--- STATED EXERCISE ---
Please repeat only the stretch of records running from the first line through the line that contains "U PROMETU OD".

+===+

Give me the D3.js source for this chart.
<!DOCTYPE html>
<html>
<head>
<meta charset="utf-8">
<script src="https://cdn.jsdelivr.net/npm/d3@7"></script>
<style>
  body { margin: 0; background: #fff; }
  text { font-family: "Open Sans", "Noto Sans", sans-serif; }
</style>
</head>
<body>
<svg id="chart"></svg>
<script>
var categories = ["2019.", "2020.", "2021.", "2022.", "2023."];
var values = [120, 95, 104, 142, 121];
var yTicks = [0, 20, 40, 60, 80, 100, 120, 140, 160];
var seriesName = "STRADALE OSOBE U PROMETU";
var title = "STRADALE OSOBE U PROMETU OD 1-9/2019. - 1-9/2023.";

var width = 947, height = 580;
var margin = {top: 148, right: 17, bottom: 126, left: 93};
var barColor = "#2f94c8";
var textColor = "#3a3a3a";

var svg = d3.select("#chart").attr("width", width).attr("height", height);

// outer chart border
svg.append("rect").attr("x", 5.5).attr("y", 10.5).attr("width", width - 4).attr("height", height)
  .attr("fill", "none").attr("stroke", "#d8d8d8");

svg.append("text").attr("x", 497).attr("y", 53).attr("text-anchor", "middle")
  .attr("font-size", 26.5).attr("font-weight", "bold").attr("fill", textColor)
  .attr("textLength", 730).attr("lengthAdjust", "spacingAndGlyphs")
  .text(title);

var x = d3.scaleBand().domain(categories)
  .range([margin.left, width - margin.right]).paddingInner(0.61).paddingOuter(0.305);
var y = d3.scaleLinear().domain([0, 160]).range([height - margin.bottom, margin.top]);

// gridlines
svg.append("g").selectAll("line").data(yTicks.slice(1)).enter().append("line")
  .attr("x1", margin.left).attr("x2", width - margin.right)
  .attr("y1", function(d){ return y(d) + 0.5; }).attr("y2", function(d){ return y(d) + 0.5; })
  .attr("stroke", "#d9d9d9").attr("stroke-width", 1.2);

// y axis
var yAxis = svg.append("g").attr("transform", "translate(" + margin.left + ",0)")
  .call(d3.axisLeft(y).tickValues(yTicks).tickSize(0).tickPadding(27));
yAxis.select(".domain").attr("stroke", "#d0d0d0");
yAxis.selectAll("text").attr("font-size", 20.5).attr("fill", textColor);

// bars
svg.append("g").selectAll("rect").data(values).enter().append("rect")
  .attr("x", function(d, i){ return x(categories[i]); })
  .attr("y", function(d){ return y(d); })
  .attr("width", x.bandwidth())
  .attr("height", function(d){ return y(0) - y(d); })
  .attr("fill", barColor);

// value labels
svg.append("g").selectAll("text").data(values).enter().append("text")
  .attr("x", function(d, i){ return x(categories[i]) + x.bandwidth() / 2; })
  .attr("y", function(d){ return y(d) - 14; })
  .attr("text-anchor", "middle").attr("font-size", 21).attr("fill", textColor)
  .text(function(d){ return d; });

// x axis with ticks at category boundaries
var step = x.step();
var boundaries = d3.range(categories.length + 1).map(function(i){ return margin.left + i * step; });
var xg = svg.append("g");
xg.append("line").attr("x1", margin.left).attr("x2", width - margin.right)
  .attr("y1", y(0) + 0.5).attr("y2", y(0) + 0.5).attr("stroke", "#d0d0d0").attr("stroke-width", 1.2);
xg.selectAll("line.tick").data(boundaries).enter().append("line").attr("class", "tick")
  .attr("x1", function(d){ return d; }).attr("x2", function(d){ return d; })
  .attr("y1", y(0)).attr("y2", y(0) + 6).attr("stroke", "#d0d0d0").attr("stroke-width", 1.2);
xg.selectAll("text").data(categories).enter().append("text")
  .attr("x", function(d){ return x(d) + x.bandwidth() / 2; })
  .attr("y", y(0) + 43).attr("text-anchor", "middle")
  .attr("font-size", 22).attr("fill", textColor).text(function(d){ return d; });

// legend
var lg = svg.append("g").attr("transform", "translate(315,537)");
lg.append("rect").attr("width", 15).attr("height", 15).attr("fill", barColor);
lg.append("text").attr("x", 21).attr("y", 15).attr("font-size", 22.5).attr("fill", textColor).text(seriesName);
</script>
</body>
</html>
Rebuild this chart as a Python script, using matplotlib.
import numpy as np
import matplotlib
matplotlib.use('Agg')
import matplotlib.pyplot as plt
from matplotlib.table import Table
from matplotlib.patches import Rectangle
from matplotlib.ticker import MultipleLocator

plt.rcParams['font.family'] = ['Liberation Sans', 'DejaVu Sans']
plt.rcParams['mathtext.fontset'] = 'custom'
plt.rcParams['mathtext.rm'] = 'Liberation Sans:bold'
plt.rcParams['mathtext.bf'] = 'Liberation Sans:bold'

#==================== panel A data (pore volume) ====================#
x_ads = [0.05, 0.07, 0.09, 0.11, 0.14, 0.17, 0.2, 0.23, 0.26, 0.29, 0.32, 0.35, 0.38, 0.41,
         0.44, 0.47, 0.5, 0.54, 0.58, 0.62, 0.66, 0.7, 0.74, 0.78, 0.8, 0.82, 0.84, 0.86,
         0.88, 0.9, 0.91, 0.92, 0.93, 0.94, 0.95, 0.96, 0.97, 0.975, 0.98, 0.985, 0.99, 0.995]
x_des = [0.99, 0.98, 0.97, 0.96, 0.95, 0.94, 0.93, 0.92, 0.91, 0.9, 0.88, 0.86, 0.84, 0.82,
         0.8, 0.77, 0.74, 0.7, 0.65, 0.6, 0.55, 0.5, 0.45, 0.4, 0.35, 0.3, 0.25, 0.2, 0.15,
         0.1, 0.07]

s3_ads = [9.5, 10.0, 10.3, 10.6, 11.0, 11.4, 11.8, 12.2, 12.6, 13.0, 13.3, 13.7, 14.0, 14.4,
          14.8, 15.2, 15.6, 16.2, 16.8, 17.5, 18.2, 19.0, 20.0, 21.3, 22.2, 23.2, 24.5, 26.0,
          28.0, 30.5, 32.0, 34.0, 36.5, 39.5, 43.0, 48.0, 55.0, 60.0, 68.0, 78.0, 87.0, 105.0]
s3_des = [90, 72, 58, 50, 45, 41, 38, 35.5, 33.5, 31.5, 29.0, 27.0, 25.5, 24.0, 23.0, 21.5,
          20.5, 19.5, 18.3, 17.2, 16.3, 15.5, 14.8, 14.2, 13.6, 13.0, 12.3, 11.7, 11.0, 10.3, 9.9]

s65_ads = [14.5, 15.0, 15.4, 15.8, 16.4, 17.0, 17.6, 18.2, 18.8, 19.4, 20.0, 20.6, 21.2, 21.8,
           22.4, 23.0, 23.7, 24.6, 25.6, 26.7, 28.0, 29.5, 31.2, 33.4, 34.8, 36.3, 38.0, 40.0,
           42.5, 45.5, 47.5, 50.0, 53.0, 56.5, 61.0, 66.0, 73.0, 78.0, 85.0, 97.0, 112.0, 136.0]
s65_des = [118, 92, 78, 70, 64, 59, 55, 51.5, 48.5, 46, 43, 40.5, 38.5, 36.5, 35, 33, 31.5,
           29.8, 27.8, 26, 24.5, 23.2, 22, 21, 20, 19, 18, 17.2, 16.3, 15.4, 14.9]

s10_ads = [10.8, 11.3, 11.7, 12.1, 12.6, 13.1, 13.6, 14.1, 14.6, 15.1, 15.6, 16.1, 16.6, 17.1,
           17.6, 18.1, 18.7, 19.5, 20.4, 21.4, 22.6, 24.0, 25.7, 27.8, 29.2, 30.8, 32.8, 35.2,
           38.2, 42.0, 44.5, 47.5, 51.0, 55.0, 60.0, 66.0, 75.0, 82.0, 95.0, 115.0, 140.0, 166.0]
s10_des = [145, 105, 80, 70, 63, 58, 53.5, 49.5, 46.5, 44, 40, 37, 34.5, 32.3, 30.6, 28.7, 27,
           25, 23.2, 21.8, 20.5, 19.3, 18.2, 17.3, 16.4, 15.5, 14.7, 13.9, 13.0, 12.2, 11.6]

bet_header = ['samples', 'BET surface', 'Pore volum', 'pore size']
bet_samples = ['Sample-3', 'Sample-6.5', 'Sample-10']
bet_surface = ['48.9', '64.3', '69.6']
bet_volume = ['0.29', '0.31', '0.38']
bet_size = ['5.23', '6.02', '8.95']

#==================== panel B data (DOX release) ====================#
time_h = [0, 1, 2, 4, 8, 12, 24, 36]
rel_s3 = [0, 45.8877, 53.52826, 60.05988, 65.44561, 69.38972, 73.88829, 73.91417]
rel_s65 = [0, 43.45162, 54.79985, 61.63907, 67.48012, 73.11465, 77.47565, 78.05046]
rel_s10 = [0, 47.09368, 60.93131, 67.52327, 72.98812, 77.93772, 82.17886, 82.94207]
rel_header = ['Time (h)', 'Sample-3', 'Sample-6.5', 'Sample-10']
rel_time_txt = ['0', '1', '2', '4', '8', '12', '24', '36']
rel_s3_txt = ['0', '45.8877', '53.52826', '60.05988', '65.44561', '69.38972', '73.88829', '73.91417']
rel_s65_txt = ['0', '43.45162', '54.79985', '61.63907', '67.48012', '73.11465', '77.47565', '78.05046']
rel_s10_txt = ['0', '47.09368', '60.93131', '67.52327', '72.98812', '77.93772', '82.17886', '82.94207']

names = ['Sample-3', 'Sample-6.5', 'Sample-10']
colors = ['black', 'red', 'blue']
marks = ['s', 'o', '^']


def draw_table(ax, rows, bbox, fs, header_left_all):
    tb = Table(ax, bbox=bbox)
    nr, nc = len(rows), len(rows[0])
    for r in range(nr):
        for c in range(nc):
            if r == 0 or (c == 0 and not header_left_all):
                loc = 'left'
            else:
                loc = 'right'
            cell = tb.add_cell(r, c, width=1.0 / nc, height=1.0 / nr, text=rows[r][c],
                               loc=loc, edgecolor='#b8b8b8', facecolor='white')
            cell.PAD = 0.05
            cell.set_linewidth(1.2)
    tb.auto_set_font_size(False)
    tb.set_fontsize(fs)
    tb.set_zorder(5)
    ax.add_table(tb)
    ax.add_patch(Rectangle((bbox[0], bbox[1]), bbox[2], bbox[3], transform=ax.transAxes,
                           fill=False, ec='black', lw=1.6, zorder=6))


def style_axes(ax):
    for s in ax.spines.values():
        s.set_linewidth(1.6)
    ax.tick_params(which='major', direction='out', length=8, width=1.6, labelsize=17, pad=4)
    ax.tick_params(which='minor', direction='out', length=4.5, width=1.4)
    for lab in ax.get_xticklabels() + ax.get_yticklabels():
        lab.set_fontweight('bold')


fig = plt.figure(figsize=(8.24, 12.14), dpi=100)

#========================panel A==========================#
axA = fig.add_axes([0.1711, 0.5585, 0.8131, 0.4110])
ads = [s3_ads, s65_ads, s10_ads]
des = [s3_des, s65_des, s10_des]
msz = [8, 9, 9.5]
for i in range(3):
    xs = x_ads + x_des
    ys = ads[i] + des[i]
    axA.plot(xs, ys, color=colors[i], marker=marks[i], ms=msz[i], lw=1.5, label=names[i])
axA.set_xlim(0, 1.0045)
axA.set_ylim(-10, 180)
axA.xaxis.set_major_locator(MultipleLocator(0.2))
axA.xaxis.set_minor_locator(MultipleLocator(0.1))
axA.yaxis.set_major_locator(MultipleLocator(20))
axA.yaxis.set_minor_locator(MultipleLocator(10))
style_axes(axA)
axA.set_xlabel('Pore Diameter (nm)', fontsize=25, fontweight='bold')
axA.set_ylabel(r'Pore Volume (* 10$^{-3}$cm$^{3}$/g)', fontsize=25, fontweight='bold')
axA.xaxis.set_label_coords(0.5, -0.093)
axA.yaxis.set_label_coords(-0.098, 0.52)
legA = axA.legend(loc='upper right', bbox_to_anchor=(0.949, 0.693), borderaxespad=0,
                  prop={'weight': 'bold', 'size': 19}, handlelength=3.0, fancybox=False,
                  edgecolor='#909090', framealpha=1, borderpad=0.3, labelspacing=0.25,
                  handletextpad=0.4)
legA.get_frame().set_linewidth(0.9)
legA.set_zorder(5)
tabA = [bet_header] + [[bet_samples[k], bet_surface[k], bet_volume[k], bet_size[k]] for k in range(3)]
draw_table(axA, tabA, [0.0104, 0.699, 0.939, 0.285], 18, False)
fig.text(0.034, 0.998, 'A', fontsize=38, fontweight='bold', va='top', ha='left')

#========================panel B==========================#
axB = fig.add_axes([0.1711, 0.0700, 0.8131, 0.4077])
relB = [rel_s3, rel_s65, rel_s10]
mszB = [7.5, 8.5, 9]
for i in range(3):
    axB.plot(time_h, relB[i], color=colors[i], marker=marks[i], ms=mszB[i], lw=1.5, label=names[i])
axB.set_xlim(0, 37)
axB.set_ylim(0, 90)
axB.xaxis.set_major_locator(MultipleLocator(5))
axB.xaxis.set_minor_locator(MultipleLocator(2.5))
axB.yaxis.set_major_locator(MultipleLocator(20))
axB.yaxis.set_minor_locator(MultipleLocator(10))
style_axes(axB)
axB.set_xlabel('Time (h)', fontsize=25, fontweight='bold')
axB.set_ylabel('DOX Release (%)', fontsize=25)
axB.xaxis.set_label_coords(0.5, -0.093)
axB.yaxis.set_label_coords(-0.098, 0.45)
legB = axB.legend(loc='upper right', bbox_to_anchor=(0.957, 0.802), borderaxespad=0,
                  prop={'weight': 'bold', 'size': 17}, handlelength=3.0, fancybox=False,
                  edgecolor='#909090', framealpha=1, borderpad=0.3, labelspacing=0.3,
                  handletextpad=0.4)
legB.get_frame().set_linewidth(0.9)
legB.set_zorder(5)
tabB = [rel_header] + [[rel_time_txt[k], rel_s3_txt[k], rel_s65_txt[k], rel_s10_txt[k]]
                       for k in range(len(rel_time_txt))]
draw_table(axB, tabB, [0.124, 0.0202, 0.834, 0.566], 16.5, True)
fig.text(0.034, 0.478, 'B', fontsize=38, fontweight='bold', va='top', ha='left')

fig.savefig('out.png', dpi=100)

+===+

--- FINAL RESULT ---
Give me the D3.js source for this chart.
<!DOCTYPE html>
<html>
<head>
<meta charset="utf-8">
<script src="https://cdn.jsdelivr.net/npm/d3@7"></script>
<style>
  body { margin: 0; background: #fff; }
  text { font-family: "Open Sans", "Noto Sans", sans-serif; }
</style>
</head>
<body>
<svg id="chart"></svg>
<script>
var categories = ["2019.", "2020.", "2021.", "2022.", "2023."];
var values = [120, 95, 104, 142, 121];
var yTicks = [0, 20, 40, 60, 80, 100, 120, 140, 160];
var seriesName = "STRADALE OSOBE U PROMETU";
var title = "STRADALE OSOBE U PROMETU OD 1-9/2019. - 1-9/2023.";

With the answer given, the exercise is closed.